The right of the people to be secure in their persons, houses, papers, and effects, against unreasonable searches and seizures, shall not be violated, and no Warrants shall issue, but upon probable cause, supported by Oath or affirmation, and particularly describing the place to be searched, and the persons or things to be seized. 

Article 1, § 11 of the Wisconsin Constitution provides:

Searches and seizures.  Section 11.  The right of the people to be secure in their persons, houses, papers, and effects against unreasonable searches and seizures shall not be violated; and no warrant shall issue but upon probable cause, supported by oath or affirmation, and particularly describing the place to be searched and the persons or things to be seized.

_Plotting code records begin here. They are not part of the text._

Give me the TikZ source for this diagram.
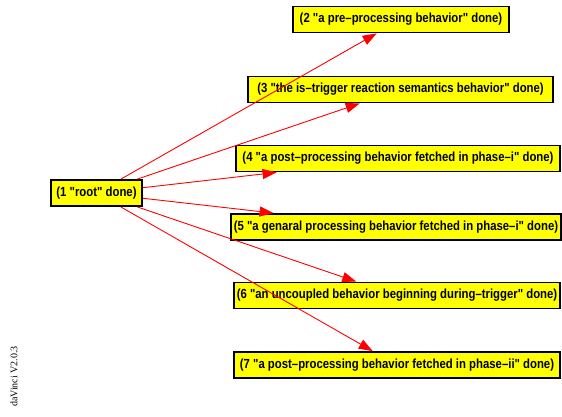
\documentclass[tikz,border=0pt]{standalone}
\usepackage{fontspec}
\setmainfont{Liberation Sans}
\newfontfamily\labelfont[FakeStretch=0.86]{Liberation Sans Bold}
\newfontfamily\stampfont{Liberation Serif}
\usetikzlibrary{arrows.meta}
\definecolor{boxfill}{RGB}{255,255,0}
\definecolor{edgered}{RGB}{255,0,0}
\tikzset{
  statebox/.style={draw=black, line width=1.8pt, fill=boxfill, inner sep=0pt,
    minimum height=26pt, font=\labelfont\fontsize{13.2pt}{15pt}\selectfont},
  edge/.style={draw=edgered, line width=0.9pt,
    -{Triangle[length=14pt,width=10pt]}}
}
\begin{document}
\begin{tikzpicture}[x=1pt,y=-1pt]
\useasboundingbox (0,0) rectangle (562,417);
\node[statebox, minimum width=91pt]  (n1) at (96.5,193)  {(1 "root" done)};
\node[statebox, minimum width=216pt] (n2) at (401,19.5)  {(2 "a pre–processing behavior" done)};
\node[statebox, minimum width=305pt] (n3) at (400.5,89.5) {(3 "the is–trigger reaction semantics behavior" done)};
\node[statebox, minimum width=324pt] (n4) at (398,158.5) {(4 "a post–processing behavior fetched in phase–i" done)};
\node[statebox, minimum width=330pt] (n5) at (396,227)   {(5 "a genaral processing behavior fetched in phase–i" done)};
\node[statebox, minimum width=326pt] (n6) at (397,295.5) {(6 "an uncoupled behavior beginning during–trigger" done)};
\node[statebox, minimum width=326pt] (n7) at (397,365)   {(7 "a post–processing behavior fetched in phase–ii" done)};
\foreach \t in {n2,n3,n4,n5,n6,n7}
  \draw[edge] (n1) -- (\t);
\node[rotate=90, font=\stampfont\fontsize{10pt}{12pt}\selectfont, inner sep=0pt] (stamp) at (14,376.5) {daVinci V2.0.3};
\end{tikzpicture}
\end{document}
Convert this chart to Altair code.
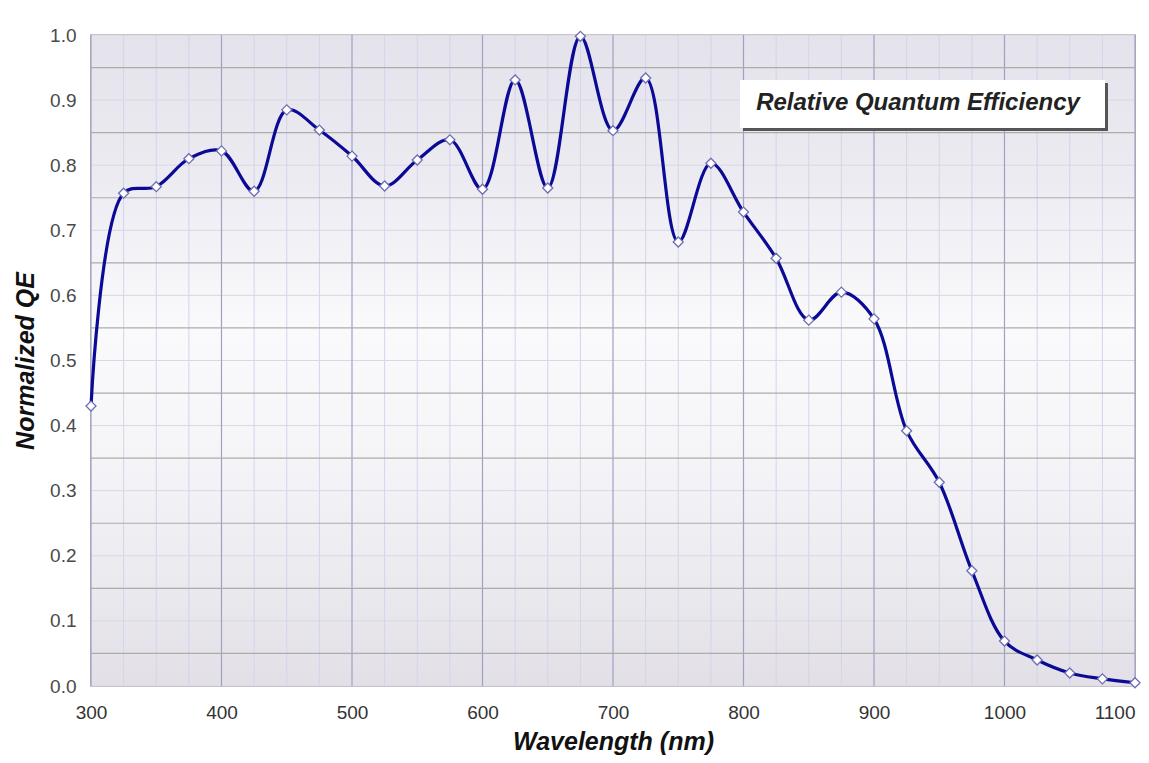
import altair as alt
import pandas as pd

# ---- data ----
WAVELENGTH = [300, 325, 350, 375, 400, 425, 450, 475, 500, 525, 550, 575, 600,
              625, 650, 675, 700, 725, 750, 775, 800, 825, 850, 875, 900, 925,
              950, 975, 1000, 1025, 1050, 1075, 1100]
QE = [0.430, 0.757, 0.767, 0.810, 0.822, 0.760, 0.885, 0.854, 0.814, 0.768,
      0.808, 0.839, 0.763, 0.931, 0.765, 0.998, 0.853, 0.934, 0.682, 0.803,
      0.728, 0.657, 0.562, 0.605, 0.564, 0.392, 0.313, 0.177, 0.069, 0.040,
      0.020, 0.011, 0.005]

X_TICKS = [300, 325, 350, 375, 400, 425, 450, 475, 500, 525, 550, 575, 600,
           625, 650, 675, 700, 725, 750, 775, 800, 825, 850, 875, 900, 925,
           950, 975, 1000, 1025, 1050, 1075, 1100]
X_LABELED = [300, 400, 500, 600, 700, 800, 900, 1000, 1100]
Y_TICKS = [0.0, 0.05, 0.1, 0.15, 0.2, 0.25, 0.3, 0.35, 0.4, 0.45, 0.5, 0.55,
           0.6, 0.65, 0.7, 0.75, 0.8, 0.85, 0.9, 0.95, 1.0]
Y_LABELED = [0.0, 0.1, 0.2, 0.3, 0.4, 0.5, 0.6, 0.7, 0.8, 0.9, 1.0]

X_TITLE = "Wavelength (nm)"
Y_TITLE = "Normalized QE"
SERIES_LABEL = "Relative Quantum Efficiency"

df = pd.DataFrame({"wavelength": WAVELENGTH, "qe": QE})

FONT = "Liberation Sans"
X_SCALE = alt.Scale(domain=[300, 1100], nice=False, zero=False)
Y_SCALE = alt.Scale(domain=[0, 1], nice=False)

X_AXIS = alt.Axis(
    values=X_LABELED,
    format="d",
    grid=False,
    domain=False,
    ticks=False,
    tickSize=0,
    labelFont=FONT,
    labelFontSize=19,
    labelColor="#333333",
    labelPadding=17,
    labelOverlap=False,
    labelFlush=False,
    labelAlign={"condition": {"test": "datum.value === 1100", "value": "right"},
                "value": "center"},
    title=X_TITLE,
    titleFont=FONT,
    titleFontSize=25,
    titleFontWeight="bold",
    titleFontStyle="italic",
    titleColor="#111111",
    titleBaseline="alphabetic",
    titleY=63,
)

Y_AXIS = alt.Axis(
    values=Y_LABELED,
    format=".1f",
    grid=False,
    domain=False,
    ticks=False,
    tickSize=0,
    labelFont=FONT,
    labelFontSize=19,
    labelColor="#4a4a4a",
    labelPadding=15,
    labelOverlap=False,
    title=Y_TITLE,
    titleFont=FONT,
    titleFontSize=25,
    titleFontWeight="bold",
    titleFontStyle="italic",
    titleColor="#111111",
    titleBaseline="alphabetic",
    titleX=-58,
)

bg_data = alt.Data(values=[{"k": 1}])

background = alt.Chart(bg_data).mark_rect(
    fill=alt.Gradient(
        gradient="linear",
        x1=0, x2=0, y1=0, y2=1,
        stops=[
            alt.GradientStop(color="#e4e2ea", offset=0.0),
            alt.GradientStop(color="#ecebf2", offset=0.22),
            alt.GradientStop(color="#fafafc", offset=0.45),
            alt.GradientStop(color="#f6f6f9", offset=0.62),
            alt.GradientStop(color="#edecf1", offset=0.8),
            alt.GradientStop(color="#e2e0e6", offset=1.0),
        ],
    ),
).encode(
    x=alt.value(0), x2=alt.value("width"),
    y=alt.value(0), y2=alt.value("height"),
)

# grid lines (drawn as rules through the same scales)
xg_minor = pd.DataFrame({"wavelength": [v for v in X_TICKS if v not in X_LABELED]})
xg_major = pd.DataFrame({"wavelength": X_LABELED})
yg_minor = pd.DataFrame({"qe": Y_LABELED})
yg_major = pd.DataFrame({"qe": [v for v in Y_TICKS if v not in Y_LABELED]})

grid_x_minor = alt.Chart(xg_minor).mark_rule(color="#d3d3ec", strokeWidth=1).encode(
    x=alt.X("wavelength:Q", scale=X_SCALE, axis=X_AXIS))
grid_x_major = alt.Chart(xg_major).mark_rule(color="#a0a0c4", strokeWidth=1.2).encode(
    x=alt.X("wavelength:Q", scale=X_SCALE, axis=X_AXIS))
grid_y_minor = alt.Chart(yg_minor).mark_rule(color="#d8d8e4", strokeWidth=1).encode(
    y=alt.Y("qe:Q", scale=Y_SCALE, axis=Y_AXIS))
grid_y_major = alt.Chart(yg_major).mark_rule(color="#acaca8", strokeWidth=1.2).encode(
    y=alt.Y("qe:Q", scale=Y_SCALE, axis=Y_AXIS))

base = alt.Chart(df).encode(
    x=alt.X("wavelength:Q", scale=X_SCALE, axis=X_AXIS),
    y=alt.Y("qe:Q", scale=Y_SCALE, axis=Y_AXIS),
)

line = base.mark_line(
    interpolate="catmull-rom", color="#0a0a96", strokeWidth=3.2
)

points = base.mark_point(
    shape="diamond", filled=True, fill="white", stroke="#6d6db4",
    strokeWidth=1.3, size=100, opacity=1,
)

label_df = pd.DataFrame({"label": [SERIES_LABEL]})

box_shadow = alt.Chart(label_df).mark_rect(fill="#555555").encode(
    x=alt.value(652), x2=alt.value(1017), y=alt.value(48), y2=alt.value(96)
)
box = alt.Chart(label_df).mark_rect(fill="white").encode(
    x=alt.value(649), x2=alt.value(1014), y=alt.value(45), y2=alt.value(93)
)
box_text = alt.Chart(label_df).mark_text(
    font=FONT, fontSize=24, fontWeight="bold", fontStyle="italic",
    color="#222222", align="center", baseline="middle",
).encode(x=alt.value(827), y=alt.value(68), text="label:N")

chart = alt.layer(
    background, grid_x_minor, grid_y_minor, grid_x_major, grid_y_major,
    line, points, box_shadow, box, box_text
).properties(
    width=1044,
    height=651,
    autosize=alt.AutoSizeParams(type="none"),
    padding={"left": 83, "top": 27, "right": 6, "bottom": 69},
    background="white",
).configure_view(
    stroke="#9a9a9a", strokeWidth=1.5
)

chart.save("out.html", embed_options={"renderer": "svg", "actions": False})
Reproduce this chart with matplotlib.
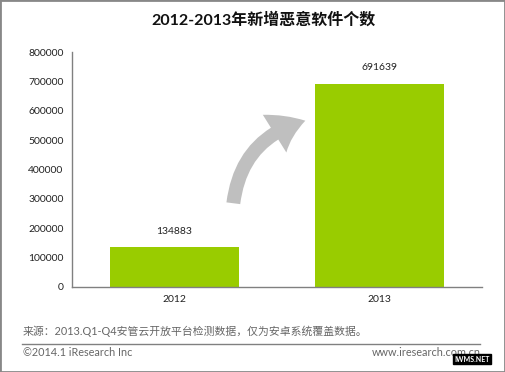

[6]  Kolp does not dispute the right of the police to seize what the officer believed to be two bags containing drugs.  Kolp also argues that if the Terry stop requirements were not met here, the police could not utilize the search warrant’s authorization to search all the occupants of the home because he was not an occupant, inasmuch as the police let him in, and not a resident of the household.  Since we have determined that the frisk was reasonable, we need not address this issue.